What is being asked:
Reproduce the listing word for word, leaving every picture behind.

Supplied information:
-----

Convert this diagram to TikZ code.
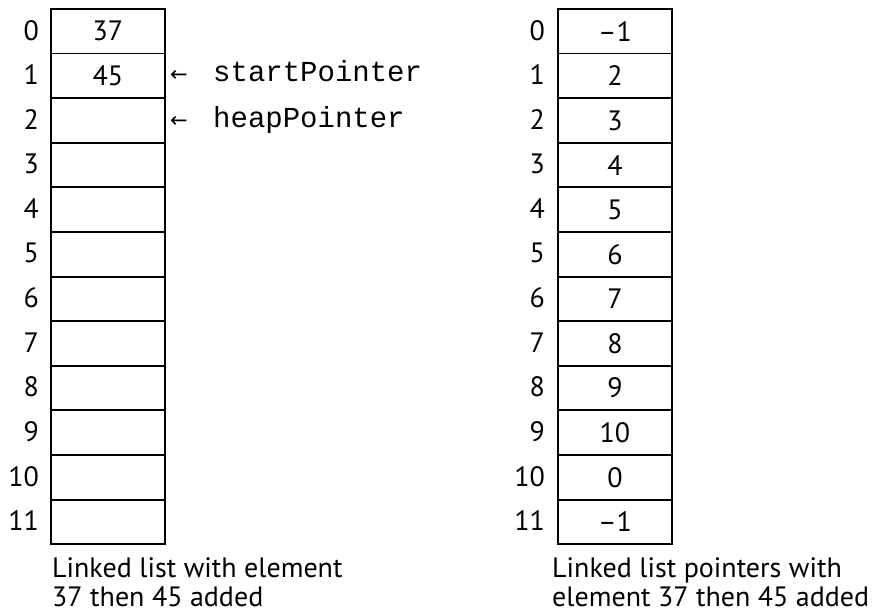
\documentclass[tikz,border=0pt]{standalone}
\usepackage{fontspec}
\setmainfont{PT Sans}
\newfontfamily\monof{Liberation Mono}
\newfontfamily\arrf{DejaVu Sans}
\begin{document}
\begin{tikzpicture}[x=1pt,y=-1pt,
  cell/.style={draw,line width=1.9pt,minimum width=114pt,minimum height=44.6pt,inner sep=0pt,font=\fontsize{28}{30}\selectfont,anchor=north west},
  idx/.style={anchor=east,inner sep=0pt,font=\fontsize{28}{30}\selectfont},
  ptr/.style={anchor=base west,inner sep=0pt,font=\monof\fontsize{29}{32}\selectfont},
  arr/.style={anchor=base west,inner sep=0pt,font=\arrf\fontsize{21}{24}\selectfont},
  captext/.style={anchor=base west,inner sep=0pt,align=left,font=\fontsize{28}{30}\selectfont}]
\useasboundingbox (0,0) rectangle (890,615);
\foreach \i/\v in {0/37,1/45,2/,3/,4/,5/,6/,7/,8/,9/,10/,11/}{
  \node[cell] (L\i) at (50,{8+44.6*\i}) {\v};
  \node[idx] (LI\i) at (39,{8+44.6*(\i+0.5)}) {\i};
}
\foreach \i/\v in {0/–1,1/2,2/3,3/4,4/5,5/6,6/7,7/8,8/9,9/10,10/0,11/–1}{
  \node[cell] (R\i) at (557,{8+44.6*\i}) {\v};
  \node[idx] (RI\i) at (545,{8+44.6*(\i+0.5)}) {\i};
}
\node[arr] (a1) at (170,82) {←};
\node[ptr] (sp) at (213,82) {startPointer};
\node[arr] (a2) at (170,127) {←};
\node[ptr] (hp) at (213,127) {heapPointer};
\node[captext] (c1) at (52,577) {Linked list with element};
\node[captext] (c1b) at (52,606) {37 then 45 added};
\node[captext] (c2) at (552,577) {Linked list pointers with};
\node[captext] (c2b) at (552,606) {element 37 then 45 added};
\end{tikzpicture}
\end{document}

-----

Exercise result:
Convert this diagram to TikZ code.
\documentclass[tikz,border=0pt]{standalone}
\usepackage{fontspec}
\setmainfont{PT Sans}
\newfontfamily\monof{Liberation Mono}
\newfontfamily\arrf{DejaVu Sans}
\begin{document}
\begin{tikzpicture}[x=1pt,y=-1pt,
  cell/.style={draw,line width=1.9pt,minimum width=114pt,minimum height=44.6pt,inner sep=0pt,font=\fontsize{28}{30}\selectfont,anchor=north west},
  idx/.style={anchor=east,inner sep=0pt,font=\fontsize{28}{30}\selectfont},
  ptr/.style={anchor=base west,inner sep=0pt,font=\monof\fontsize{29}{32}\selectfont},
  arr/.style={anchor=base west,inner sep=0pt,font=\arrf\fontsize{21}{24}\selectfont},
  captext/.style={anchor=base west,inner sep=0pt,align=left,font=\fontsize{28}{30}\selectfont}]
\useasboundingbox (0,0) rectangle (890,615);
\foreach \i/\v in {0/37,1/45,2/,3/,4/,5/,6/,7/,8/,9/,10/,11/}{
  \node[cell] (L\i) at (50,{8+44.6*\i}) {\v};
  \node[idx] (LI\i) at (39,{8+44.6*(\i+0.5)}) {\i};
}
\foreach \i/\v in {0/–1,1/2,2/3,3/4,4/5,5/6,6/7,7/8,8/9,9/10,10/0,11/–1}{
  \node[cell] (R\i) at (557,{8+44.6*\i}) {\v};
  \node[idx] (RI\i) at (545,{8+44.6*(\i+0.5)}) {\i};
}
\node[arr] (a1) at (170,82) {←};
\node[ptr] (sp) at (213,82) {startPointer};
\node[arr] (a2) at (170,127) {←};
\node[ptr] (hp) at (213,127) {heapPointer};
\node[captext] (c1) at (52,577) {Linked list with element};
\node[captext] (c1b) at (52,606) {37 then 45 added};
\node[captext] (c2) at (552,577) {Linked list pointers with};
\node[captext] (c2b) at (552,606) {element 37 then 45 added};
\end{tikzpicture}
\end{document}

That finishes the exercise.